_GIVEN TASK:_ Count how many lines below include the string "image", and give that number without anything else.

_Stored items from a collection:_

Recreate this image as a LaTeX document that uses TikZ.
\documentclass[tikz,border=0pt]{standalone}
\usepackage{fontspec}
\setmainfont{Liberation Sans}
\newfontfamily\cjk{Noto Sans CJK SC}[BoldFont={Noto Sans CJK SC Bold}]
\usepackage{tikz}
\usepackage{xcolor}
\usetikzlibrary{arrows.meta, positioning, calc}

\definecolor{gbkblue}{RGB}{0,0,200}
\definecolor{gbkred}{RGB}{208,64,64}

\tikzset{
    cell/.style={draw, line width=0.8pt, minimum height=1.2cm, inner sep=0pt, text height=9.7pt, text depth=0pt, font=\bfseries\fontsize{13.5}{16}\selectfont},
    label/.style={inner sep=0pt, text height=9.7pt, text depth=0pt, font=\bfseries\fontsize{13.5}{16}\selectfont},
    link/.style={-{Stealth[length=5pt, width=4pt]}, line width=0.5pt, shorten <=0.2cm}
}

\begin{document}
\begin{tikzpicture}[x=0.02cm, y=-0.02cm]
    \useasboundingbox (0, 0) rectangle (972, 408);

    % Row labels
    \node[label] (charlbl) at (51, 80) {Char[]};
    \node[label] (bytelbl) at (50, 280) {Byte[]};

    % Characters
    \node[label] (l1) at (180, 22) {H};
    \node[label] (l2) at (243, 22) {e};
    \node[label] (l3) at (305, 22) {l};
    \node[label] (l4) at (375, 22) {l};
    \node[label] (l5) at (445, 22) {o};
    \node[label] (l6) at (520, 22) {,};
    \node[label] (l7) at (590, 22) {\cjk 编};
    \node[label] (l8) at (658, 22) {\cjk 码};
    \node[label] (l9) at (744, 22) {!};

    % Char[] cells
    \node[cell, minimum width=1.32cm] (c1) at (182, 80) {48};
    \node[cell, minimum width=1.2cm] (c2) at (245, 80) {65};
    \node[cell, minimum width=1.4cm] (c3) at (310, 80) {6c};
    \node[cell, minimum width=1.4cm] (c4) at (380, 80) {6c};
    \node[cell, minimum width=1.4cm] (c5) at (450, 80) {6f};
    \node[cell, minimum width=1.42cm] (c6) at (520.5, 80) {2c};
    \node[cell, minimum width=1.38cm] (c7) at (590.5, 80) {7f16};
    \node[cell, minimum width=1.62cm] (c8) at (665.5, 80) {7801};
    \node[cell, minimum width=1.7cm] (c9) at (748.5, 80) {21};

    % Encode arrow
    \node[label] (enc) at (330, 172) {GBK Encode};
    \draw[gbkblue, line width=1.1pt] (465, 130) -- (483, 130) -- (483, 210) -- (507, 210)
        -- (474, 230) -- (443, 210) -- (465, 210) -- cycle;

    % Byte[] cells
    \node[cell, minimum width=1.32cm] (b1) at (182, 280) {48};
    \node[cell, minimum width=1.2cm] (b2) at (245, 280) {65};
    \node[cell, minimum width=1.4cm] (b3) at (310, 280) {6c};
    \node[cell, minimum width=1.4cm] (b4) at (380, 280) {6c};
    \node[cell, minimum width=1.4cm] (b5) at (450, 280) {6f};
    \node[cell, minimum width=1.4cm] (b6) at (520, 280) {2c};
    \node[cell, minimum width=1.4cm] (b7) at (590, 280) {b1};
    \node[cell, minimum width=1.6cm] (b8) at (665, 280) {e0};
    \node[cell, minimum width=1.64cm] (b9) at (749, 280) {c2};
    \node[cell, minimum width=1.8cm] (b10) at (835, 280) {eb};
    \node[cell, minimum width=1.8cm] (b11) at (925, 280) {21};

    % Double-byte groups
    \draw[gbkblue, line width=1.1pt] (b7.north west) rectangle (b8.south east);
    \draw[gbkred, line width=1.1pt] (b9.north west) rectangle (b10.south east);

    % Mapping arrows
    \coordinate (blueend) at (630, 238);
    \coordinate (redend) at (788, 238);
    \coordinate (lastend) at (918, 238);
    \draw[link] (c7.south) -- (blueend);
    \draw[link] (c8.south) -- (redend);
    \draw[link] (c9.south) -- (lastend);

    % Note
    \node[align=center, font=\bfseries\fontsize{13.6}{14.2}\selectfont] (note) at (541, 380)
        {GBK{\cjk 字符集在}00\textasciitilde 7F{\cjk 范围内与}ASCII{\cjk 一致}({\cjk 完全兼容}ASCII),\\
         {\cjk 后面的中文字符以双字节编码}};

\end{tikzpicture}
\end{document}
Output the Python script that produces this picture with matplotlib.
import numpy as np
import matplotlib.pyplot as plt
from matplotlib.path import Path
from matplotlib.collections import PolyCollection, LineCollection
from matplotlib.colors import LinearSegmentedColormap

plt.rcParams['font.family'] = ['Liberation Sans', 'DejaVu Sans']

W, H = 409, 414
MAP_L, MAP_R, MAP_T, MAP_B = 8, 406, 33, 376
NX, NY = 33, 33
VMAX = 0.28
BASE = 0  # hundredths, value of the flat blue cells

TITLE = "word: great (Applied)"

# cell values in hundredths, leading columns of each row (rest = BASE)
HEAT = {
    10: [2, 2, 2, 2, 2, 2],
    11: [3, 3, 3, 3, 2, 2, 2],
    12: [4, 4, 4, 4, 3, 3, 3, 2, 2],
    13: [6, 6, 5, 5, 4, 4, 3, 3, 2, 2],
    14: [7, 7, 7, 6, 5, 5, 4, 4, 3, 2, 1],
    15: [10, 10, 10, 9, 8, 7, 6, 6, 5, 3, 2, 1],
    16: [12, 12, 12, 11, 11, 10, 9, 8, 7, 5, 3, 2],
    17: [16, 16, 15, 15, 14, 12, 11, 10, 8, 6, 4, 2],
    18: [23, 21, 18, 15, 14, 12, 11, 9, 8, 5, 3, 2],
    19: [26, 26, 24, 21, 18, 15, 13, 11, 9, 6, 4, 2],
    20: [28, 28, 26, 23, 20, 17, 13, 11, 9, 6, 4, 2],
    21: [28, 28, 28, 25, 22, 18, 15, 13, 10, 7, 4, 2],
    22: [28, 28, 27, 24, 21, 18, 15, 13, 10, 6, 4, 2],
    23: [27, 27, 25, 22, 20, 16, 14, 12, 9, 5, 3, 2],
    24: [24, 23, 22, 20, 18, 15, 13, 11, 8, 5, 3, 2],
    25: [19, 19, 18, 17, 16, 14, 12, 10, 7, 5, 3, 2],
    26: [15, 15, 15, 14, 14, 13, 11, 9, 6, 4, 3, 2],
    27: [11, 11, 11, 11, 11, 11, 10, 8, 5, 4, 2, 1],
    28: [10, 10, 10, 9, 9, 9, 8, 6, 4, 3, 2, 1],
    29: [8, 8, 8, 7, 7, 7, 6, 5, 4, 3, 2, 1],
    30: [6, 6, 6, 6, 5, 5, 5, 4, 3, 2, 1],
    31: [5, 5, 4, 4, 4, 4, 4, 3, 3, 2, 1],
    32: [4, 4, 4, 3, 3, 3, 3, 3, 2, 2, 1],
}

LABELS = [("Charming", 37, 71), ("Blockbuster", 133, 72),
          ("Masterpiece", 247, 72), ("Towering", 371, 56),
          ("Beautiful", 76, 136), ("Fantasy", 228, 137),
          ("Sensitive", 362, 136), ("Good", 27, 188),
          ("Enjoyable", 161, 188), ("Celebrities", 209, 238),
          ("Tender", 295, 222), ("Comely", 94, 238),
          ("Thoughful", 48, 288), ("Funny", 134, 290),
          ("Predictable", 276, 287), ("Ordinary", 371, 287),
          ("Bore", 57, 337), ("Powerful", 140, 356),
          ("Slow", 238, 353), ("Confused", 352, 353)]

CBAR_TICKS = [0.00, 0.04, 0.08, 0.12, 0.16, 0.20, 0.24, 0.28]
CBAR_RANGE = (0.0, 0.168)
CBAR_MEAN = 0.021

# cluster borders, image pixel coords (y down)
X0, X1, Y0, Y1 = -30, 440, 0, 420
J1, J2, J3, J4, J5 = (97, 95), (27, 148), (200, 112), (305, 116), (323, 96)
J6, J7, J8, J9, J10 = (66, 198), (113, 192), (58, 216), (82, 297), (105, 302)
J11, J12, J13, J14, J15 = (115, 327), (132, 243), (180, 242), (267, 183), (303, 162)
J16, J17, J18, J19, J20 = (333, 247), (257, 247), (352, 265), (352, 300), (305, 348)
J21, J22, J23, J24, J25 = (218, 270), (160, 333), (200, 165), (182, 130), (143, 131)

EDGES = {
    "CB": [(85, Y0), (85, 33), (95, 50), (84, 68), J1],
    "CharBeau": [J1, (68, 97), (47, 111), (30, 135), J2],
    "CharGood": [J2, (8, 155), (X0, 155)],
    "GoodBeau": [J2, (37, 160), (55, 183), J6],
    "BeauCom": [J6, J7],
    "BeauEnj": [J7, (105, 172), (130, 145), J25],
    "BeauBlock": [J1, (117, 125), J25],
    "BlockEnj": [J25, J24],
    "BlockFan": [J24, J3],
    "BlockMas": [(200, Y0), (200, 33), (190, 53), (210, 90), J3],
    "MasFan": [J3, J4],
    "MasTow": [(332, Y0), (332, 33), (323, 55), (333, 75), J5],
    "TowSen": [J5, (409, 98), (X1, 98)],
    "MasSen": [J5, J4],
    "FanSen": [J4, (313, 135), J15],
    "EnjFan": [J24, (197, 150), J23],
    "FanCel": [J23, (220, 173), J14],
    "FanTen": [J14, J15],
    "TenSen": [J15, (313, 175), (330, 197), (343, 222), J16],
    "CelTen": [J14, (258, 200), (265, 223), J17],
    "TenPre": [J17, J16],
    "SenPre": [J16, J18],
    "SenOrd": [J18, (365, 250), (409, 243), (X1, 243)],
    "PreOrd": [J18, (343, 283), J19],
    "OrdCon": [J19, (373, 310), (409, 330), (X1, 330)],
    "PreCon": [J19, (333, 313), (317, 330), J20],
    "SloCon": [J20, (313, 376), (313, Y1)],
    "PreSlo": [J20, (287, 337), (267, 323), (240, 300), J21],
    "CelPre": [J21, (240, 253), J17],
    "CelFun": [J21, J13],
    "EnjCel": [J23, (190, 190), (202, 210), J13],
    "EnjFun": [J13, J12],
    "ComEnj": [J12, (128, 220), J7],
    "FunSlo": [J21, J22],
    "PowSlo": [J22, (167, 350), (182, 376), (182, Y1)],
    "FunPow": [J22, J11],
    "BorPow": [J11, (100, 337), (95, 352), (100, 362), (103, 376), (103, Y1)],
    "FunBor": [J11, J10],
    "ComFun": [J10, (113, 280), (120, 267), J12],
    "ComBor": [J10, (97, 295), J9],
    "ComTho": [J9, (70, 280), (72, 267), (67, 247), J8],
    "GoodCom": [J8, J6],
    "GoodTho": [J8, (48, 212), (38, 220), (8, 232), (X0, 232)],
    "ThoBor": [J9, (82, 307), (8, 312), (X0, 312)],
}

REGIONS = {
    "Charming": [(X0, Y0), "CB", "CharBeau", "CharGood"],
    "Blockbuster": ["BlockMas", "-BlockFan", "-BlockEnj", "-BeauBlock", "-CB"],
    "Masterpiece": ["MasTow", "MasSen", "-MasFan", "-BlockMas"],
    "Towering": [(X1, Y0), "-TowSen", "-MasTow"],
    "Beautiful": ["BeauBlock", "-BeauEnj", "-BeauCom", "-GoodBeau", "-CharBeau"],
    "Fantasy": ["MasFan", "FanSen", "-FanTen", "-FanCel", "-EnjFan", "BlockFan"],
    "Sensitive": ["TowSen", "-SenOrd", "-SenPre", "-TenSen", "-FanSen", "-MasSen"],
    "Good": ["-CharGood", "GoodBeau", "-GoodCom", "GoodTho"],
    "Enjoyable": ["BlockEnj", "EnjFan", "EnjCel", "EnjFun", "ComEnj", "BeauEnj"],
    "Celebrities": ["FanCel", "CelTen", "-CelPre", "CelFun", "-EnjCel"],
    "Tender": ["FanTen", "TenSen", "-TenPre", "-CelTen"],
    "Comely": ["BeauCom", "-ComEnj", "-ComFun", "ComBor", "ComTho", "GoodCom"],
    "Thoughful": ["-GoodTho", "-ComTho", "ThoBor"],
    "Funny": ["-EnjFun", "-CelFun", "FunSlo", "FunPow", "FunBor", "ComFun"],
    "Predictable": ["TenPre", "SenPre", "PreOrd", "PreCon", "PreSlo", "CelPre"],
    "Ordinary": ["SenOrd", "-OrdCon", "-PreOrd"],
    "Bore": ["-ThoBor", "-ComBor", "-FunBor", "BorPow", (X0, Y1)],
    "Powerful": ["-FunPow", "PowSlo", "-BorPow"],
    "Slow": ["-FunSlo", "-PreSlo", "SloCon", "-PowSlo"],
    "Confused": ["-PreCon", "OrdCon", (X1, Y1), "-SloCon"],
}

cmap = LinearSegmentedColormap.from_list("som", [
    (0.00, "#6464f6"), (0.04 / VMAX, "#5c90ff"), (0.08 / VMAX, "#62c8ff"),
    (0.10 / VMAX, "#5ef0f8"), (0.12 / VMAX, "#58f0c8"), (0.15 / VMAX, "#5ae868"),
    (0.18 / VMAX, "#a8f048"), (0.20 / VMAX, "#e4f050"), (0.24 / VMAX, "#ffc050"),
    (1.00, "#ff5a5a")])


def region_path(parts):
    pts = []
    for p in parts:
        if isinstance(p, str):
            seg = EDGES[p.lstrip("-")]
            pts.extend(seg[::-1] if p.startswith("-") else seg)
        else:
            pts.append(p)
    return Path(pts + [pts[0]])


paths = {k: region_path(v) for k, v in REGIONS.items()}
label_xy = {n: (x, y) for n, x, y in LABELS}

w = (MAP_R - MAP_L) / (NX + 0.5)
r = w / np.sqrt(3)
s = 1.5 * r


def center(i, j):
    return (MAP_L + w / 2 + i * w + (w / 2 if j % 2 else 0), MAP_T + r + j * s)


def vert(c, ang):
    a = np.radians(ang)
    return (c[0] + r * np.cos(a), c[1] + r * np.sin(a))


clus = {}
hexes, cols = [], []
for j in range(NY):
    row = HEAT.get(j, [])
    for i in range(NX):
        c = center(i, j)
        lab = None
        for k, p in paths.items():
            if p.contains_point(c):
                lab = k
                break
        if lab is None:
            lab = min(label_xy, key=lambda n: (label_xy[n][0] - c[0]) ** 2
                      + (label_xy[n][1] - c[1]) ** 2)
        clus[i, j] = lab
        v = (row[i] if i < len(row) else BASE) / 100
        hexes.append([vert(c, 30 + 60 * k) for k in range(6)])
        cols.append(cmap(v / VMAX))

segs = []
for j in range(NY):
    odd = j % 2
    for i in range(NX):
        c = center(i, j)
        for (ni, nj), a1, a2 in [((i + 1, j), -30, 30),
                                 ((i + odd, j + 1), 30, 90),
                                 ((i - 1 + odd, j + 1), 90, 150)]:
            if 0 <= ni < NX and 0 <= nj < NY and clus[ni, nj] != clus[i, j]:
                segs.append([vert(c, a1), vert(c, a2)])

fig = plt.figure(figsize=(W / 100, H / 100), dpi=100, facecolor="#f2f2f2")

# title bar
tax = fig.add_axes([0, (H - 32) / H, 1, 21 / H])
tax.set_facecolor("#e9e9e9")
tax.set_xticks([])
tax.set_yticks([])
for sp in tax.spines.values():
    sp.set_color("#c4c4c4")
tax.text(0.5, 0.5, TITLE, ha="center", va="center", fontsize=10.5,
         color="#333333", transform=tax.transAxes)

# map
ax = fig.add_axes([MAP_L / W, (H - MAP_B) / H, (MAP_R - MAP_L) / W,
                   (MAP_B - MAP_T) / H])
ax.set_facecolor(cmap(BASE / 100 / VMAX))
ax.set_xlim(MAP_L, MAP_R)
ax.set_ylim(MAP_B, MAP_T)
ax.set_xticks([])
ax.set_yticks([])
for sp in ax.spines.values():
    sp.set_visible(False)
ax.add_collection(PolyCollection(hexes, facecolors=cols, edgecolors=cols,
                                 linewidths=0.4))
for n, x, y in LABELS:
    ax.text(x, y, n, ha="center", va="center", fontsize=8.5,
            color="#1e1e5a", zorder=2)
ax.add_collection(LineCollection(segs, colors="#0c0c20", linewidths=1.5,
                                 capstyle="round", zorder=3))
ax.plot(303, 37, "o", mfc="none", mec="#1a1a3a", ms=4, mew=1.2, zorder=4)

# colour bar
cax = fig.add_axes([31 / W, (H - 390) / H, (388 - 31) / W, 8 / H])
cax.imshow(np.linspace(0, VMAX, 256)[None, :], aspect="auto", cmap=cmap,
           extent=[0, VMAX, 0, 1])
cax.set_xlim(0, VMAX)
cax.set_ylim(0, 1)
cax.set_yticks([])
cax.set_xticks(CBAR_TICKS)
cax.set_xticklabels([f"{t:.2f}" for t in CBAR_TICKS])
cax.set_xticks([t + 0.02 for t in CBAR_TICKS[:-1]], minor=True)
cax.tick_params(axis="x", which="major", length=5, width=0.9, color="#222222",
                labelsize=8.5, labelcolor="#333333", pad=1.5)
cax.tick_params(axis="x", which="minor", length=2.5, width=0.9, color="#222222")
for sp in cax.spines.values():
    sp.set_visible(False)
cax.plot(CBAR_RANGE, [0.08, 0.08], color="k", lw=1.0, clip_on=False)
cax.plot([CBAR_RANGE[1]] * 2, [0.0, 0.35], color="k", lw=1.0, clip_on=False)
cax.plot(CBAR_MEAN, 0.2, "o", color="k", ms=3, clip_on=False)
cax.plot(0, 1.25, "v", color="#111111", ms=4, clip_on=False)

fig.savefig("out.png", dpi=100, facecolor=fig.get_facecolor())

_THE RESPONSE:_ 2